Outro impacto da EC 95 sobre a saúde se refere ao congelamento do piso de aplicação. A emenda dispôs que o valor mínimo obrigatório para ASPS equivale a 15% da Receita Corrente Líquida – RCL de 2017, acrescidos da inflação. Com a nova regra, o piso para 2019 é de R$ 117,3 bilhões. Caso não vigorasse o piso da EC 95, o valor mínimo seria de R$ 127 bilhões (15% da RCL estimada para 2019), R$ 6,6 bilhões acima dos valores previstos para 2019. É este o montante da perda para o SUS em 2019, consequência direta do congelamento do piso para o setor[2].
Além disso, do orçamento de R$ 120,4 bilhões, R$ 7 bilhões são emendas impositivas que, conforme destacado, dependem das relações políticas entre parlamentares e suas bases eleitorais.

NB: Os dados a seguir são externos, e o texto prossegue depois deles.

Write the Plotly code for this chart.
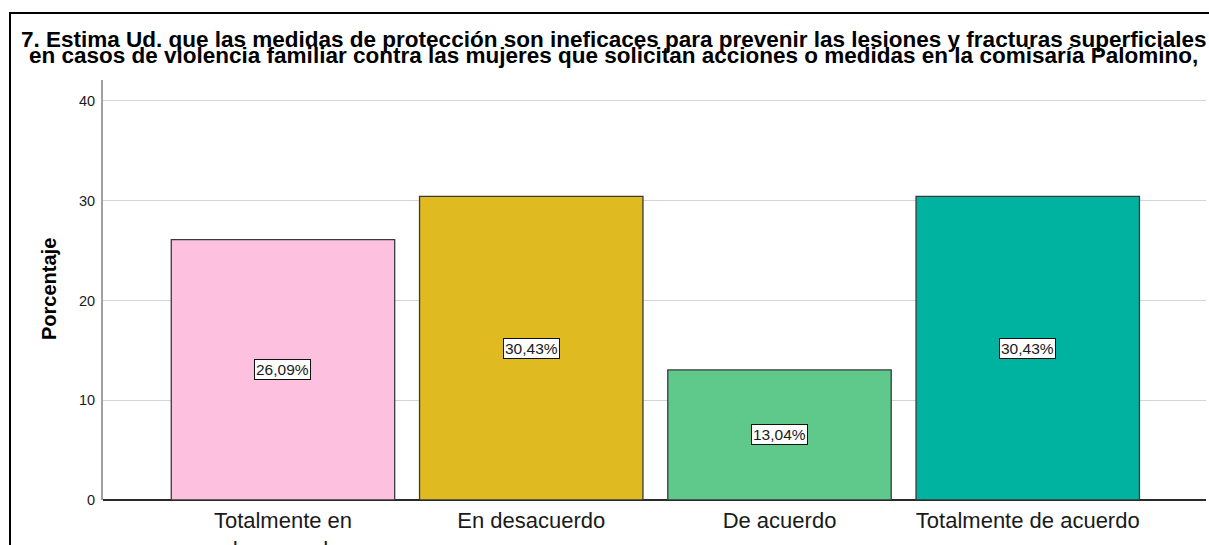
import plotly.graph_objects as go

categories = ["Totalmente en desacuerdo", "En desacuerdo", "De acuerdo", "Totalmente de acuerdo"]
tick_labels = ["Totalmente en<br>desacuerdo", "En desacuerdo", "De acuerdo", "Totalmente de acuerdo"]
percentages = [26.09, 30.43, 13.04, 30.43]
value_labels = ["26,09%", "30,43%", "13,04%", "30,43%"]
bar_colors = ["#FEC0DF", "#E0BA21", "#5FC98B", "#00B2A0"]
title_lines = [
    "7. Estima Ud. que las medidas de protección son ineficaces para prevenir las lesiones y fracturas superficiales",
    "en casos de violencia familiar contra las mujeres que solicitan acciones o medidas en la comisaría Palomino,",
]
y_ticks = [0, 10, 20, 30, 40]

FONT = "Liberation Sans, Arial, sans-serif"
W, H = 1209, 545
ML, MR, MT, MB = 103, 3, 80, 45
PW, PH = W - ML - MR, H - MT - MB


def px_x(x):
    return (x - ML) / PW


def px_y(y):
    return (H - MB - y) / PH


x_idx = list(range(len(categories)))

fig = go.Figure()
fig.add_trace(go.Bar(
    x=x_idx,
    y=percentages,
    marker=dict(color=bar_colors, line=dict(color="#3a3a3a", width=1.3)),
    width=0.9,
    hoverinfo="skip",
))

annotations = []
for i, (v, lab) in enumerate(zip(percentages, value_labels)):
    annotations.append(dict(
        x=i, y=v / 2, xref="x", yref="y", text=lab, showarrow=False,
        font=dict(family=FONT, size=15.5, color="#1a1a1a"),
        bgcolor="white", bordercolor="#111", borderwidth=1, borderpad=1,
    ))

title_y = [39.5, 55.5]
for line, ty in zip(title_lines, title_y):
    annotations.append(dict(
        x=px_x(613.5), y=px_y(ty), xref="paper", yref="paper", text="<b>" + line + "</b>",
        showarrow=False, xanchor="center", yanchor="middle",
        font=dict(family=FONT, size=22.5, color="black"),
    ))

annotations.append(dict(
    x=px_x(49), y=px_y(289), xref="paper", yref="paper", text="<b>Porcentaje</b>",
    showarrow=False, xanchor="center", yanchor="middle", textangle=-90,
    font=dict(family=FONT, size=20, color="black"),
))

fig.update_layout(
    width=W, height=H,
    margin=dict(l=ML, r=MR, t=MT, b=MB, pad=0, autoexpand=False),
    paper_bgcolor="white", plot_bgcolor="white",
    showlegend=False,
    annotations=annotations,
    shapes=[dict(
        type="rect", xref="paper", yref="paper",
        x0=px_x(10), x1=px_x(1260), y0=px_y(600), y1=px_y(13),
        line=dict(color="black", width=2), fillcolor="rgba(0,0,0,0)", layer="above",
    )],
    xaxis=dict(
        range=[-0.725, 3.718], tickmode="array", tickvals=x_idx, ticktext=tick_labels,
        showgrid=False, zeroline=False, showline=False, ticks="",
        ticklabelstandoff=5,
        tickfont=dict(family=FONT, size=22, color="#1a1a1a"),
        fixedrange=True, automargin=False,
    ),
    yaxis=dict(
        range=[0, 42.1], tickmode="array", tickvals=y_ticks,
        showgrid=True, gridcolor="#d4d4d4", gridwidth=1,
        zeroline=True, zerolinecolor="#2a2a2a", zerolinewidth=1.5,
        showline=True, linecolor="#a0a0a0", linewidth=2,
        ticks="", ticklabelstandoff=3,
        tickfont=dict(family=FONT, size=14.5, color="#1a1a1a"),
        fixedrange=True, automargin=False,
    ),
)

fig.write_html(
    "out.html",
    config={"displayModeBar": False},
    post_script="document.body.style.margin='0';document.body.style.padding='0';"
                "document.documentElement.style.overflow='hidden';",
)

Portanto, deveriam constituir um recurso adicional àqueles regularmente contabilizados para efeito de cumprimento do piso, apesar de a Emenda Constitucional nº 86/2015 dispor em contrário. Se não consideradas essas emendas, os recursos ASPS seriam de R$ 113 bilhões, aquém do piso.
Quando se analisa a evolução dos valores efetivamente pagos em cada exercício, o quadro se torna mais crítico. Entre 2017 e 2018, os valores pagos de emendas ASPS cresceram 104%, alcançando R$ 6,8 bilhões. Do total do orçamento ASPS empenhado em 2018 (R$ 117,5 bilhões), R$ 11,7 bilhões não foram pagos (não se converteram, por exemplo, em recursos transferidos aos entes para apoiar os serviços de saúde), dos quais apenas R$ 1 bilhão é referente a emendas impositivas. Significa dizer que não apenas o orçamento ASPS para 2019 decrescerá em termos reais, mas também haverá um passivo adicional dos valores empenhados e não pagos em 2018, afetando ainda mais a disponibilidade financeira no presente exercício.
Conforme demonstrado, o terceiro ano do Novo Regime Fiscal impactará negativamente o financiamento do SUS e desmonta o argumento de que o teto de gasto induziria a priorização de setores estratégicos. A lógica orçamentária não se exaure numa técnica de otimização da alocação frente a necessidades dadas. Diante do conflito distributivo intensificado, é preciso observar como se distribui a capacidade de controlar a destinação dos recursos orçamentários.